Hoover Dam is hydroelectric. As such, water is its lifeblood. It can’t generate so much as a spark without it. Its glass is half empty and there isn’t enough optimism to view it any other way. It’s running at half capacity and only spitting out 50% of what it’s capable of, and what it needs to produce to meet the high demand.
The two largest reservoirs in the country, Lale Mead and Lake Powell, along with the deep and wide Colorado River, are crucial components of the nation’s power grid.
Lake Mead juices up Hoover Dam that sends current to 1.3 million Americans in California, Nevada, and Arizona. Las Vegas alone can suck it dry if the water level isn’t constantly being replenished. Lake Powell ignites the home fires of the Glen Canyon Dam which generates roughly half as much power.
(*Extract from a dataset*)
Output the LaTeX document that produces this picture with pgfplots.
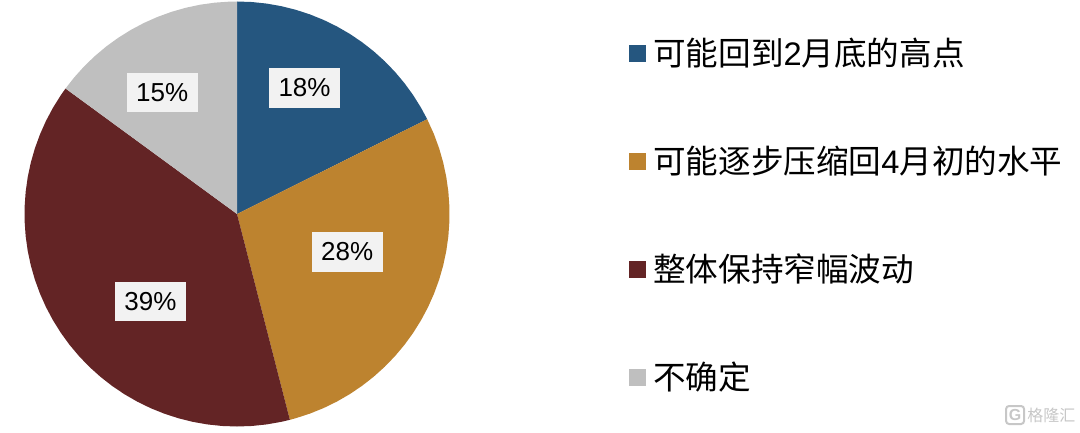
\documentclass[border=0pt]{standalone}
\usepackage{fontspec}
\usepackage{pgfplots}
\pgfplotsset{compat=1.18}
\setmainfont{Liberation Sans}
\newfontfamily\cjk{Noto Sans CJK SC}
\definecolor{cblue}{HTML}{25567F}
\definecolor{corange}{HTML}{BD832F}
\definecolor{cred}{HTML}{632425}
\definecolor{cgrey}{HTML}{BFBFBF}
\definecolor{boxfill}{HTML}{F2F2F2}
\newcommand{\pct}[1]{\node[fill=boxfill,minimum width=71pt,minimum height=39.4pt,inner sep=0pt,font=\fontsize{26}{30}\selectfont] at #1;}
\newcommand{\lab}[2]{\node[anchor=west,inner sep=0pt,font=\fontsize{32.6}{38}\selectfont] at (axis cs:416,#1) {#2};}
\begin{document}
\begin{tikzpicture}
\path[use as bounding box] (0,0) rectangle (1080pt,432pt);
\begin{axis}[
	at={(0,0)},anchor=south west,
	hide axis,scale only axis,clip=false,
	width=1080pt,height=432pt,
	xmin=-237,xmax=843,ymin=-218,ymax=214]
% wedges, angle and radius in picture pixels
\addplot[fill=cblue,draw=none,data cs=polar] coordinates {
	(0,0) (90,212.5) (86,212.5) (82,212.5) (78,212.5) (74,212.5) (70,212.5) (66,212.5)
	(62,212.5) (58,212.5) (54,212.5) (50,212.5) (46,212.5) (42,212.5) (38,212.5)
	(34,212.5) (30,212.5) (26.5,212.5)} --cycle;
\addplot[fill=corange,draw=none,data cs=polar] coordinates {
	(0,0) (26.5,212.5) (22,212.5) (18,212.5) (14,212.5) (10,212.5) (6,212.5) (2,212.5)
	(-2,212.5) (-6,212.5) (-10,212.5) (-14,212.5) (-18,212.5) (-22,212.5) (-26,212.5)
	(-30,212.5) (-34,212.5) (-38,212.5) (-42,212.5) (-46,212.5) (-50,212.5) (-54,212.5)
	(-58,212.5) (-62,212.5) (-66,212.5) (-70,212.5) (-74,212.5) (-75.6,212.5)} --cycle;
\addplot[fill=cred,draw=none,data cs=polar] coordinates {
	(0,0) (-75.6,212.5) (-78,212.5) (-82,212.5) (-86,212.5) (-90,212.5) (-94,212.5)
	(-98,212.5) (-102,212.5) (-106,212.5) (-110,212.5) (-114,212.5) (-118,212.5)
	(-122,212.5) (-126,212.5) (-130,212.5) (-134,212.5) (-138,212.5) (-142,212.5)
	(-146,212.5) (-150,212.5) (-154,212.5) (-158,212.5) (-162,212.5) (-166,212.5)
	(-170,212.5) (-174,212.5) (-178,212.5) (-182,212.5) (-186,212.5) (-190,212.5)
	(-194,212.5) (-198,212.5) (-202,212.5) (-206,212.5) (-210,212.5) (-214,212.5)
	(-216.2,212.5)} --cycle;
\addplot[fill=cgrey,draw=none,data cs=polar] coordinates {
	(0,0) (143.8,212.5) (140,212.5) (136,212.5) (132,212.5) (128,212.5) (124,212.5)
	(120,212.5) (116,212.5) (112,212.5) (108,212.5) (104,212.5) (100,212.5) (96,212.5)
	(92,212.5) (90,212.5)} --cycle;
% value labels
\pct{(axis cs:67.5,126) {18\%}}
\pct{(axis cs:110.2,-38) {28\%}}
\pct{(axis cs:-86.5,-87.3) {39\%}}
\pct{(axis cs:-74.8,121.7) {15\%}}
% legend
\addplot[only marks,mark=square*,mark size=8.15pt,color=cblue] coordinates {(400.5,160.5)};
\addplot[only marks,mark=square*,mark size=8.15pt,color=corange] coordinates {(400.5,52.5)};
\addplot[only marks,mark=square*,mark size=8.15pt,color=cred] coordinates {(400.5,-55.3)};
\addplot[only marks,mark=square*,mark size=8.15pt,color=cgrey] coordinates {(400.5,-163.2)};
\lab{160.5}{{\cjk 可能回到}2{\cjk 月底的高点}}
\lab{52.5}{{\cjk 可能逐步压缩回}4{\cjk 月初的水平}}
\lab{-55.3}{{\cjk 整体保持窄幅波动}}
\lab{-163.2}{{\cjk 不确定}}
% watermark
\node[draw=black!22,line width=2pt,rounded corners=3pt,minimum size=18pt,inner sep=0pt,text=black!22,font=\bfseries\fontsize{16}{16}\selectfont] at (axis cs:778,-201) {G};
\node[anchor=west,inner sep=0pt,text=black!22,font=\cjk\fontsize{16}{16}\selectfont] at (axis cs:790,-201) {格隆汇};
\end{axis}
\end{tikzpicture}
\end{document}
On the other hand, seven states rely on the Colorado River, and their futures aren’t bright enough to need shades. Four million acre-feet of water would submerge D.C. over 90 feet below the surface, and this is how much the river has already dried up.
The seven states are battling one another over which one has what rights to how much and how the water will be evenly distributed, and blah, blah, blah. Though pleaded with, the Biden administration has taken little action to break up the fight.
The administration has made token water usage cuts here and there, but outside of this, they’ve been sitting on the sidelines watching the states duke it out.
The drought isn’t confined to the west coast and it’s only a matter of a very short time before every state in the lower 48 starts suffering. Rhode Island and Massachusetts are already feeling an extreme sting and not one single state is without concern as water levels continue to recede at a rapid rate.
Rain dances aren’t going to send thunder clouds rolling in, and nothing can stop the unbearable heat from evaporating every last drop of what remains of America’s precious water supply.
We’re at the mercy of our country’s two reigning figures. God and Joe Biden. Our suggestion? You better start praying hard.